La condizione affinché gli aiuti pubblici servano davvero a impedire che la recessione diventi una depressione, dipende da una scelta di fondo su chi dovrà fare da locomotiva per la crescita. La mano pubblica, una volta fornito il salvagente, aiuterà a stare a galla, ma a navigare saranno le imprese. Il Governo può dare loro qualcosa di importante quanto e forse ancor più del denaro liquido: una rotta. Non intendiamo parlare di programmazione, pianificazione, politica industriale fissata dall’alto, ma una bussola questa sì.
La filiera dell’auto rappresenta circa il 10% del prodotto lordo, soprattutto grazie alle aziende fornitrici dei colossi italiani e stranieri, dalla Fiat Chrysler che deve fondersi con Peugeot e comunque in Italia è il principale gruppo industriale privato, alla Volkswagen e agli altri big tedeschi per i quali lavorano le fabbriche del nord Italia. Ebbene questo enorme polmone manifatturiero oggi è in crisi nera, e quando ci sarà la ripresa sarà sottoposto a una ristrutturazione legata ai nuovi orientamenti del mercato. Per fare un esempio: immaginando come saranno organizzate le città e la crisi inevitabile dei trasporti pubblici, ci sarà bisogno di più city car ibride o elettriche e meno suv. Ebbene, se l’Italia non vuole perdere gran parte di quel 10% del Pil che cosa deve fare per sostenere e favorire questa riconversione?
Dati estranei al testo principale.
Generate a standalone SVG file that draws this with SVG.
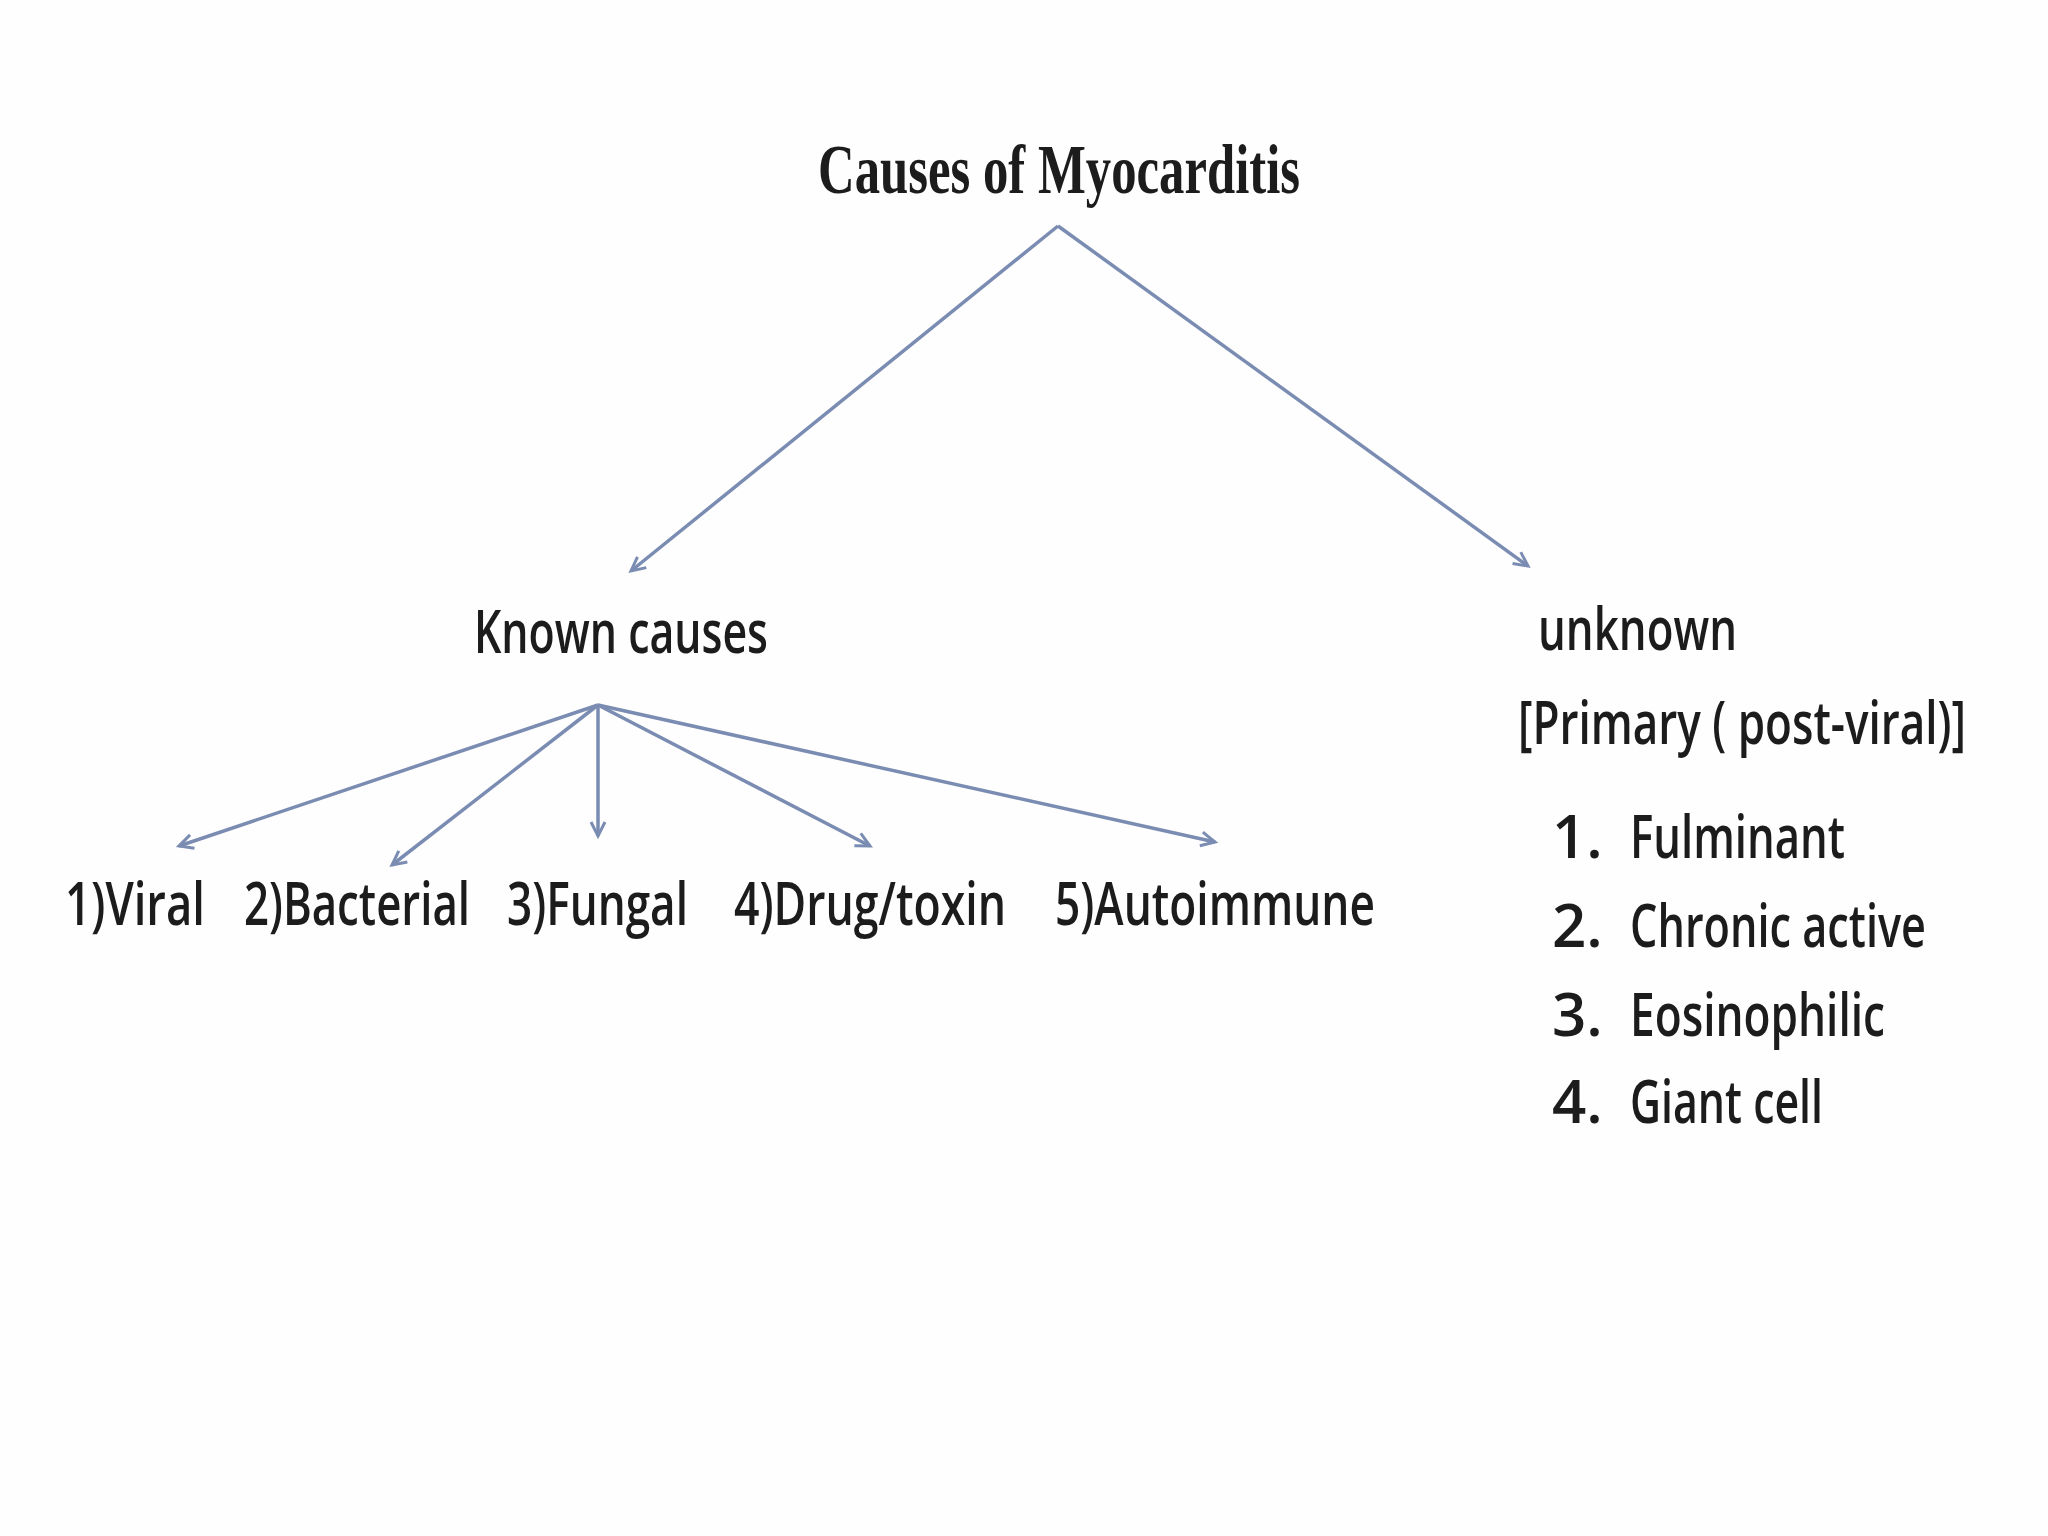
<svg xmlns="http://www.w3.org/2000/svg" width="2048" height="1536" viewBox="0 0 2048 1536">
<defs>
<marker id="arr" viewBox="0 0 20 20" refX="18" refY="10" markerWidth="20" markerHeight="20" markerUnits="userSpaceOnUse" orient="auto" overflow="visible">
<polyline points="4,3 18,10 4,17" fill="none" stroke="#7b8cb2" stroke-width="3"/>
</marker>
<style>
.t{font-family:"Open Sans","Liberation Sans",sans-serif;font-size:60px;font-weight:600;fill:#1c1c1c;}
.s{font-family:"Liberation Serif","Times New Roman",serif;font-size:70px;font-weight:bold;fill:#1c1c1c;}
.c{fill:none;stroke:#7b8cb2;stroke-width:3.5;marker-end:url(#arr);}
</style>
</defs>
<rect width="2048" height="1536" fill="#fefefe"/>
<g id="connectors">
<line class="c" x1="1058" y1="226" x2="631" y2="571"/>
<line class="c" x1="1058" y1="226" x2="1528" y2="566"/>
<line class="c" x1="598" y1="705" x2="179" y2="846"/>
<line class="c" x1="598" y1="705" x2="392" y2="865"/>
<line class="c" x1="598" y1="705" x2="598" y2="836"/>
<line class="c" x1="598" y1="705" x2="870" y2="846"/>
<line class="c" x1="598" y1="705" x2="1215" y2="842"/>
</g>
<g id="title"><text class="s" x="818" y="193" textLength="482" lengthAdjust="spacingAndGlyphs">Causes of Myocarditis</text></g>
<g id="known"><text class="t" x="474" y="653" textLength="294" lengthAdjust="spacingAndGlyphs">Known causes</text></g>
<g id="unknown">
<text class="t" x="1538" y="650" textLength="199" lengthAdjust="spacingAndGlyphs">unknown</text>
<text class="t" x="1518" y="744" textLength="448" lengthAdjust="spacingAndGlyphs">[Primary ( post-viral)]</text>
</g>
<g id="unknown-list">
<text class="t" x="1552" y="858">1.</text><text class="t" x="1630" y="858" textLength="215" lengthAdjust="spacingAndGlyphs">Fulminant</text>
<text class="t" x="1552" y="947">2.</text><text class="t" x="1630" y="947" textLength="296" lengthAdjust="spacingAndGlyphs">Chronic active</text>
<text class="t" x="1552" y="1036">3.</text><text class="t" x="1630" y="1036" textLength="255" lengthAdjust="spacingAndGlyphs">Eosinophilic</text>
<text class="t" x="1552" y="1123">4.</text><text class="t" x="1630" y="1123" textLength="193" lengthAdjust="spacingAndGlyphs">Giant cell</text>
</g>
<g id="viral"><text class="t" x="65" y="925" textLength="140" lengthAdjust="spacingAndGlyphs">1)Viral</text></g>
<g id="bacterial"><text class="t" x="244" y="925" textLength="226" lengthAdjust="spacingAndGlyphs">2)Bacterial</text></g>
<g id="fungal"><text class="t" x="507" y="925" textLength="181" lengthAdjust="spacingAndGlyphs">3)Fungal</text></g>
<g id="drug"><text class="t" x="734" y="925" textLength="272" lengthAdjust="spacingAndGlyphs">4)Drug/toxin</text></g>
<g id="autoimmune"><text class="t" x="1055" y="925" textLength="320" lengthAdjust="spacingAndGlyphs">5)Autoimmune</text></g>
</svg>
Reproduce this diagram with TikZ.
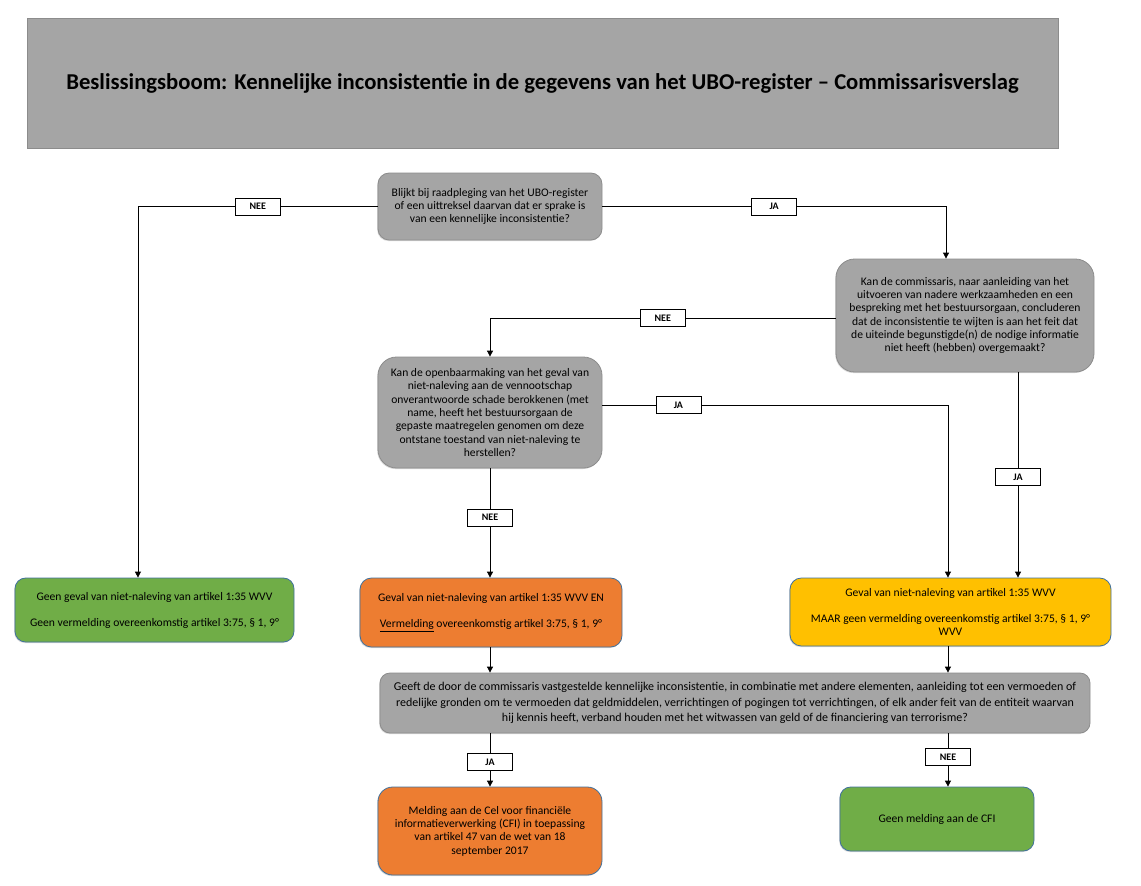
\documentclass[tikz,border=0pt]{standalone}
\usepackage{fontspec}
\setmainfont{Carlito}
\usetikzlibrary{positioning,arrows.meta,shadows}

\definecolor{boxgray}{HTML}{A5A5A5}
\definecolor{boxline}{HTML}{8C8C8C}
\definecolor{officeblue}{HTML}{41719C}
\definecolor{boxgreen}{HTML}{70AD47}
\definecolor{boxorange}{HTML}{ED7D31}
\definecolor{boxyellow}{HTML}{FFC000}

\begin{document}
\begin{tikzpicture}[x=0.75pt, y=-0.75pt,
    every node/.style={font=\fontsize{8.7}{10}\selectfont, align=center, inner sep=2pt},
    question/.style={draw=boxline, fill=boxgray, line width=0.6pt,
        drop shadow={shadow xshift=-0.6pt, shadow yshift=-0.8pt, opacity=0.3}},
    outcome/.style={draw=officeblue, line width=0.6pt,
        drop shadow={shadow xshift=-0.6pt, shadow yshift=-0.8pt, opacity=0.3}},
    answer/.style={draw, fill=white, line width=0.6pt, font=\fontsize{7.5}{8}\selectfont\bfseries,
        minimum width=33.75pt, minimum height=12.75pt, inner sep=0pt},
    flow/.style={line width=0.6pt, -{Triangle[width=4.5pt,length=4.5pt]}}]
    \useasboundingbox (0,0) rectangle (1141,885);

    % titel
    \node[draw=boxline, fill=boxgray, minimum width=773.25pt, minimum height=97.5pt,
        font=\fontsize{17}{20}\selectfont\bfseries] (title) at (542.5,83)
        {Beslissingsboom: Kennelijke inconsistentie in de gegevens van het UBO-register -- Commissarisverslag};

    % vragen
    \node[question, rounded corners=8.4pt, minimum width=168pt, minimum height=50.25pt] (q1) at (490,206.5)
        {Blijkt bij raadpleging van het UBO-register\\of een uittreksel daarvan dat er sprake is\\van een kennelijke inconsistentie?};
    \node[question, rounded corners=14pt, minimum width=193.5pt, minimum height=84.75pt] (q2) at (965,315.5)
        {Kan de commissaris, naar aanleiding van het\\uitvoeren van nadere werkzaamheden en een\\bespreking met het bestuursorgaan, concluderen\\dat de inconsistentie te wijten is aan het feit dat\\de uiteinde begunstigde(n) de nodige informatie\\niet heeft (hebben) overgemaakt?};
    \node[question, rounded corners=13.9pt, minimum width=168pt, minimum height=83.25pt] (q3) at (490,412.5)
        {Kan de openbaarmaking van het geval van\\niet-naleving aan de vennootschap\\onverantwoorde schade berokkenen (met\\name, heeft het bestuursorgaan de\\gepaste maatregelen genomen om deze\\ontstane toestand van niet-naleving te\\herstellen?};
    \node[question, rounded corners=7.5pt, minimum width=532.5pt, minimum height=45pt,
        font=\fontsize{9}{11.6}\selectfont] (q4) at (735,703)
        {Geeft de door de commissaris vastgestelde kennelijke inconsistentie, in combinatie met andere elementen, aanleiding tot een vermoeden of\\redelijke gronden om te vermoeden dat geldmiddelen, verrichtingen of pogingen tot verrichtingen, of elk ander feit van de entiteit waarvan\\hij kennis heeft, verband houden met het witwassen van geld of de financiering van terrorisme?};

    % uitkomsten
    \node[outcome, fill=boxgreen, rounded corners=8pt, minimum width=209.25pt, minimum height=48pt] (g1) at (154.5,610)
        {Geen geval van niet-naleving van artikel 1:35 WVV\\[9.5pt]Geen vermelding overeenkomstig artikel 3:75, § 1, 9°};
    \node[outcome, fill=boxorange, rounded corners=8.6pt, minimum width=196.5pt, minimum height=51.75pt] (o1) at (491,612.5)
        {Geval van niet-naleving van artikel 1:35 WVV EN\\[9.5pt]\underline{Vermelding} overeenkomstig artikel 3:75, § 1, 9°};
    \node[outcome, fill=boxyellow, rounded corners=8.5pt, minimum width=240.75pt, minimum height=51pt] (y1) at (950.5,612)
        {Geval van niet-naleving van artikel 1:35 WVV\\[9.5pt]MAAR geen vermelding overeenkomstig artikel 3:75, § 1, 9°\\WVV};
    \node[outcome, fill=boxorange, rounded corners=11pt, minimum width=168pt, minimum height=66pt] (o2) at (490,831)
        {Melding aan de Cel voor financiële\\informatieverwerking (CFI) in toepassing\\van artikel 47 van de wet van 18\\september 2017};
    \node[outcome, fill=boxgreen, rounded corners=8pt, minimum width=145.5pt, minimum height=48pt] (g2) at (937,819)
        {Geen melding aan de CFI};

    \coordinate (q2b) at ([xshift=39.75pt]q2.south);
    \coordinate (col) at ([xshift=-1.9pt]y1.north);

    % pijlen
    \draw[flow] (q1.west) -| node[answer, pos=0.25] {NEE} ([xshift=-12.4pt]g1.north);
    \draw[flow] (q1.east) -| node[answer, pos=0.25] {JA} ([xshift=-14.25pt]q2.north);
    \draw[flow] ([yshift=-2pt]q2.west) -| node[answer, pos=0.25] {NEE} (q3.north);
    \draw[flow] (q2b) -- node[answer, pos=0.51] {JA} (q2b |- y1.north);
    \draw[flow] ([yshift=5.6pt]q3.east) -| node[answer, pos=0.11] {JA} (col);
    \draw[flow] (q3.south) -- node[answer, pos=0.45] {NEE} (q3.south |- o1.north);
    \draw[flow] (o1.south -| q3.south) -- (q3.south |- q4.north);
    \draw[flow] (col |- y1.south) -- (col |- q4.north);
    \draw[flow] (o2.north |- q4.south) -- node[answer, pos=0.54] {JA} (o2.north);
    \draw[flow] (col |- q4.south) -- node[answer, pos=0.44] {NEE} (col |- g2.north);
\end{tikzpicture}
\end{document}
Pensiamo a un’altra filiera destinata a diventare strategica, quella della salute che va dalle università alle farmacie. Tutti oggi parlano di potenziare la sanità, ma pochi ragionano in termini sistemici. L’intero settore andrà ripensato, con più investimenti pubblici e privati. La farmaceutica che si dimostra decisiva, in Italia è rappresentata da tante piccole imprese e da una manciata di gruppi il cui fatturato supera a massimo il miliardo di euro. Cioè sono medio-piccoli a confronto dei colossi internazionali. L’azienda di Pomezia Irbm lavora al vaccino insieme allo Jenner Institute di Oxford, ma a produrlo sarà la britannica Astra Zeneca che fattura 30 miliardi di dollari. È questo il posto dell’Italia nella divisione internazionale del lavoro. Dovrà restare sempre così?
Gli esempi sono molti, pensiamo alla necessità di potenziare l’economia digitale dove l’Italia resta molto indietro, a cominciare dalla rete internet. E spicca in particolare il turismo che rappresenta oltre il 10% del prodotto lordo. È stato cancellato dalla pandemia e dal lockdown. Non si sa come rimetterlo in piedi. Non solo. Lo si affronta per lo più in chiave ludica (possiamo andare al mare oppure no, faremo le vacanze in Italia, ecc.), mentre sembra chiaro che il modello sul quale si è retto il boom degli anni scorsi (pensiamo ai bed&breakfast), è destinato al tramonto. Non abbiamo visto finora un’analisi strutturale e un approccio di sistema; eppure ne va dell’esistenza economica di intere città ed è in gioco il futuro di almeno un milione di lavoratori se calcoliamo solo gli addetti in senso stretto.
Ci sono settori dell’economia dove un euro investito ne mette in moto molti altri, con un forte impatto moltiplicatore. Le risorse disponibili, quelle europee, quelle interne e quelle recuperate sui mercati emettendo titoli per coprire il disavanzo pubblico, dovrebbero essere concentrate là dove l’effetto trainante è più forte e nei settori che debbono essere potenziati per affrontare il mondo che verrà. Non sembra che il decreto di maggio si muova in questa direzione. Ma saremmo contenti di sbagliarci.